### Material
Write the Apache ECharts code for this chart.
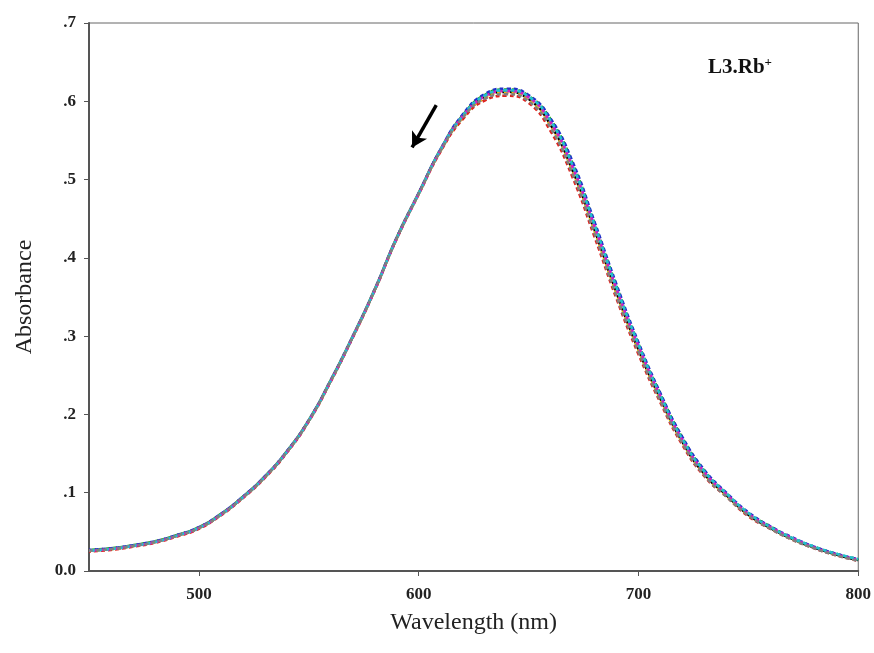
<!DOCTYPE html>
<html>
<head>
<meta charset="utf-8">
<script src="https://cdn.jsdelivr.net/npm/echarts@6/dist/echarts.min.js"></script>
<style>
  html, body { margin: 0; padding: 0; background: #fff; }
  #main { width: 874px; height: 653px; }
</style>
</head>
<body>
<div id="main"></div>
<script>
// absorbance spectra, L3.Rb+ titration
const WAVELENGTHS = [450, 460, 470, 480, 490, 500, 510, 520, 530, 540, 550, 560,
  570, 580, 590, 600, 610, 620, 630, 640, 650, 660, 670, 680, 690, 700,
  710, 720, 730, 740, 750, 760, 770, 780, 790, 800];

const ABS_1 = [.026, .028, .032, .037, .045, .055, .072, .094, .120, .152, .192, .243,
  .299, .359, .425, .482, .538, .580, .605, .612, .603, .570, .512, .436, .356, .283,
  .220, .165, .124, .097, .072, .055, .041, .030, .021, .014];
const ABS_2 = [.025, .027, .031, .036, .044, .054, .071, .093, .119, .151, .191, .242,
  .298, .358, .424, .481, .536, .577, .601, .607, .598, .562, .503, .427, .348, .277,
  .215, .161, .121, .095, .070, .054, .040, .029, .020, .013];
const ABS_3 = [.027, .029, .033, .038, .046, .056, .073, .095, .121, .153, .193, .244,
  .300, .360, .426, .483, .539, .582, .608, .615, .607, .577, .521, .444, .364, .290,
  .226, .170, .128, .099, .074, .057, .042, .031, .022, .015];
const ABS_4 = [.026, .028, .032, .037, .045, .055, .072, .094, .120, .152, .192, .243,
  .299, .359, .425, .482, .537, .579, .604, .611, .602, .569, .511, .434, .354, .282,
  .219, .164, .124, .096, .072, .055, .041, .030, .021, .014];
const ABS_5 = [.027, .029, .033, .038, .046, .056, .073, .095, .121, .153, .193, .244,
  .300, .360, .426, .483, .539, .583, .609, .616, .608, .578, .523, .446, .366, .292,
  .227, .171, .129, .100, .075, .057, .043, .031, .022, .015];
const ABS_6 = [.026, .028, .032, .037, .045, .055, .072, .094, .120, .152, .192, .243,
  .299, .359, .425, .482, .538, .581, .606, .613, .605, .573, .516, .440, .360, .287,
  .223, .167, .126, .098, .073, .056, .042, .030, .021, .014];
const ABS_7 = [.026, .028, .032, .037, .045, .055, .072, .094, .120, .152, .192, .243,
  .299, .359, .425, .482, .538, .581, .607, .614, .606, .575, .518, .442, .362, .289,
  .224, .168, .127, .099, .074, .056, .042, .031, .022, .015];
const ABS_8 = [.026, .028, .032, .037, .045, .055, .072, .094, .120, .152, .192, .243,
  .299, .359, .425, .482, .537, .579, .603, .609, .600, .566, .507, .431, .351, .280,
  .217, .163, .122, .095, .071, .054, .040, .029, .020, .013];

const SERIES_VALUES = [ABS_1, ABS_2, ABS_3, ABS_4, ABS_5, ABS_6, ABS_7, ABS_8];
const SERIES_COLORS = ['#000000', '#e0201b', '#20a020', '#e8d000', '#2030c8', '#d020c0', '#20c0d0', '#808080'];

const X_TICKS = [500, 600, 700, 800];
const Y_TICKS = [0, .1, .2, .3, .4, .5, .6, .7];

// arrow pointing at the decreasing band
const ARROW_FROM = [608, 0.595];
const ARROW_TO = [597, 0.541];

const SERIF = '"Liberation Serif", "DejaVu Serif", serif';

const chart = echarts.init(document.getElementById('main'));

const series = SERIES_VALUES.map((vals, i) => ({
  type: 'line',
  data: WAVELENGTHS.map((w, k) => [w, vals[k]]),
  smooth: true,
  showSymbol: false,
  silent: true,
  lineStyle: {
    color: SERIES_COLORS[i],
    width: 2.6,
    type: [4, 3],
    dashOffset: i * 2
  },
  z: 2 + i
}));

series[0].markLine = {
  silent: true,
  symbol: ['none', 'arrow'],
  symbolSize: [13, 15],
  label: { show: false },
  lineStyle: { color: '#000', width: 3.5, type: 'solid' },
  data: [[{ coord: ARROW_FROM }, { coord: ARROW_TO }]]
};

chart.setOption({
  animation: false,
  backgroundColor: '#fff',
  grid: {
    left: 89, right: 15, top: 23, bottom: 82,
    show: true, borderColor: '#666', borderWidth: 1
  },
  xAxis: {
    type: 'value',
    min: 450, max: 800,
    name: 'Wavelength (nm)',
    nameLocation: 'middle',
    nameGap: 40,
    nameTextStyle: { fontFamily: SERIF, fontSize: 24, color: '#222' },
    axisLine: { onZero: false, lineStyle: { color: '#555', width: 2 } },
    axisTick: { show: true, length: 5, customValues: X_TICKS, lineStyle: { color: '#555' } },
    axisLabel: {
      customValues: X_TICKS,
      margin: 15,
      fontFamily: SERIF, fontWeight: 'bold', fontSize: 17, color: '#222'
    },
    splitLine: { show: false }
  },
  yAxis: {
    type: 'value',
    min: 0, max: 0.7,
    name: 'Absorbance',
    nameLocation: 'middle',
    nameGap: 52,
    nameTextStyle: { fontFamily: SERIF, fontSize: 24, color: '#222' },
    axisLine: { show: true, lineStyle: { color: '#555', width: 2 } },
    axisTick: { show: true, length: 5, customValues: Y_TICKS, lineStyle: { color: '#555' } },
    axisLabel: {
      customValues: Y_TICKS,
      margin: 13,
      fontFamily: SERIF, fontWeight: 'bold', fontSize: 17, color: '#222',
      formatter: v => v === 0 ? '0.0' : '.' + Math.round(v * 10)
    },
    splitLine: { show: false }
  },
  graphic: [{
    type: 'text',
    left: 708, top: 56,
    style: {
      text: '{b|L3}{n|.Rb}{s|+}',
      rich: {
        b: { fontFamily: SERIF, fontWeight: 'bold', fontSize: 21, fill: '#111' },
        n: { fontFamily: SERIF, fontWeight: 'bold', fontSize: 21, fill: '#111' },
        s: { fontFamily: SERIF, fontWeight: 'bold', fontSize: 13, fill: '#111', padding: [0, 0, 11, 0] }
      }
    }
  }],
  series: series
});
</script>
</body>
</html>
######
== Problem requirements ==
Restate each line from the start of the listing through the line bearing "710, 720, 730, 740, 750, 760, 770, 780, 790, 800];" word for word. Drop the pictures.

== Answer to this problem ==
Write the Apache ECharts code for this chart.
<!DOCTYPE html>
<html>
<head>
<meta charset="utf-8">
<script src="https://cdn.jsdelivr.net/npm/echarts@6/dist/echarts.min.js"></script>
<style>
  html, body { margin: 0; padding: 0; background: #fff; }
  #main { width: 874px; height: 653px; }
</style>
</head>
<body>
<div id="main"></div>
<script>
// absorbance spectra, L3.Rb+ titration
const WAVELENGTHS = [450, 460, 470, 480, 490, 500, 510, 520, 530, 540, 550, 560,
  570, 580, 590, 600, 610, 620, 630, 640, 650, 660, 670, 680, 690, 700,
  710, 720, 730, 740, 750, 760, 770, 780, 790, 800];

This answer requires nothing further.